Environmental Monitoring

Air quality sensors placed in remote nature reserves use eSIMs to connect via the only available LPWAN network. If that network sunsets, a new profile is pushed, extending the device’s life indefinitely.

Key Considerations and Challenges

While transformative, eSIM for IoT isn’t without considerations:

  • Standardization: Ensure your eSIM provider and platform adhere to the latest GSMA IoT standards (SGP.31/32) for true interoperability.
  • Platform Choice: The management platform is critical. Evaluate its ease of use, API flexibility, and carrier ecosystem partnerships.
  • Initial Cost: Hardware Bill of Materials (BOM) cost is slightly higher, necessitating a TCO analysis to justify the investment.
  • Network Coverage Mapping: You must have intelligence on which networks (LTE-M, NB-IoT) are optimal in each deployment region to leverage eSIM’s flexibility fully.

The Future: eSIM and iSIM

The evolution continues with integrated SIM (iSIM). Here, the SIM functionality is integrated directly into the device’s main system-on-chip (SoC), like the cellular modem. iSIM promises even smaller form factors, lower power consumption, and reduced costs—pushing the optimization for low-bandwidth IoT sensors even further. eSIM is the vital stepping stone to this future.

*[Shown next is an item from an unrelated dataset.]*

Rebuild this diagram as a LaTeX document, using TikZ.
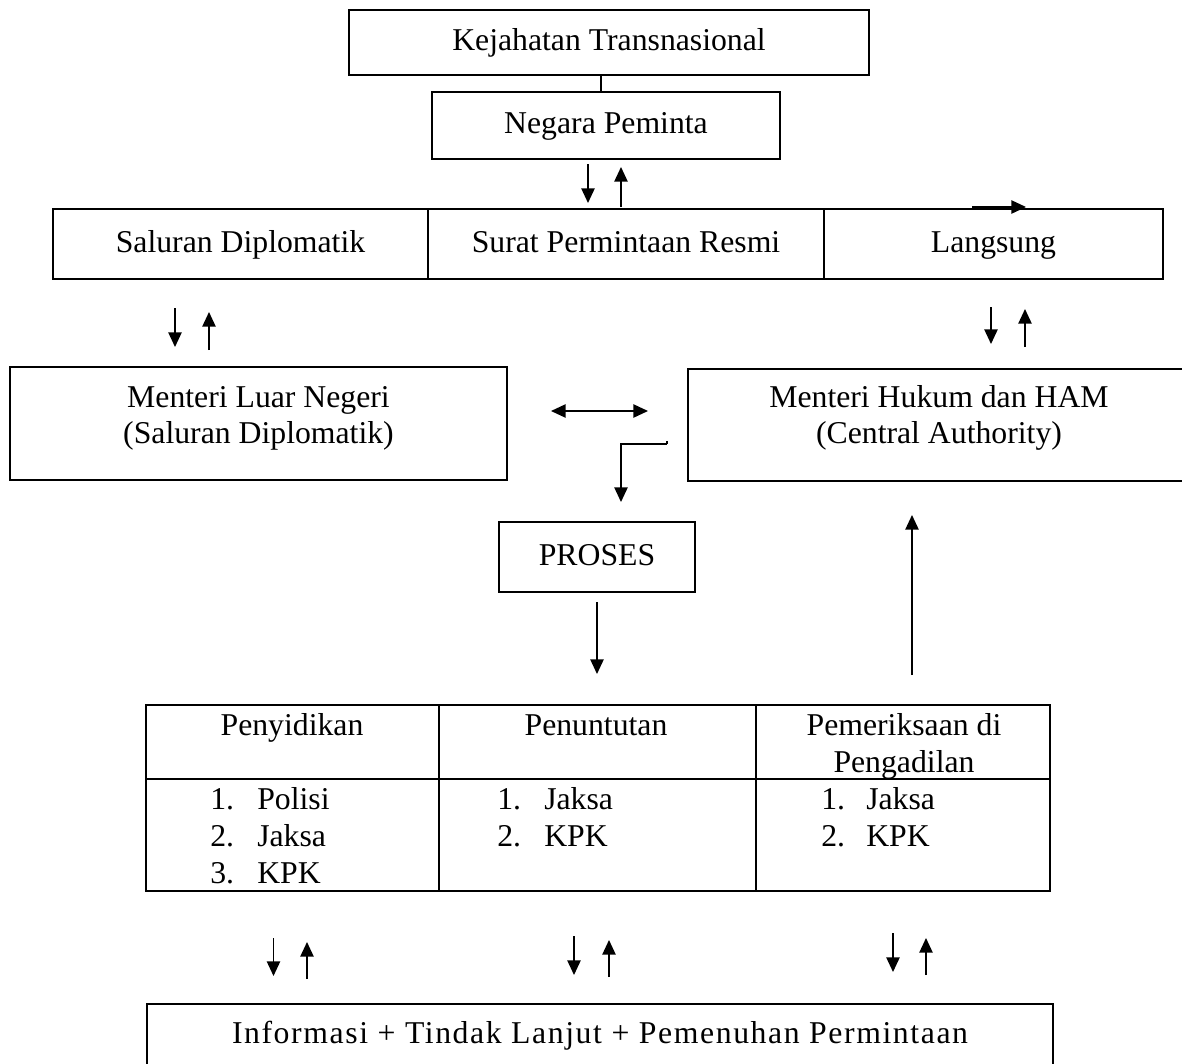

Conclusion: The Essential Enabler for Scalable IoT

For low-bandwidth IoT sensor deployments, eSIM is far more than a technical novelty; it is a strategic imperative. It solves the fundamental physical and logistical constraints that have hindered global IoT scalability. By enabling remote management, providing carrier agility, and enhancing device durability, eSM technology transforms connectivity from a static, hardware-bound challenge into a dynamic, software-defined asset. As the IoT universe expands into tens of billions of devices, the ability to manage connectivity at scale, efficiently and remotely, will separate successful projects from stranded assets. Embracing eSIM today is not just about keeping pace—it’s about building an IoT infrastructure that is resilient, flexible, and ready for the demands of tomorrow.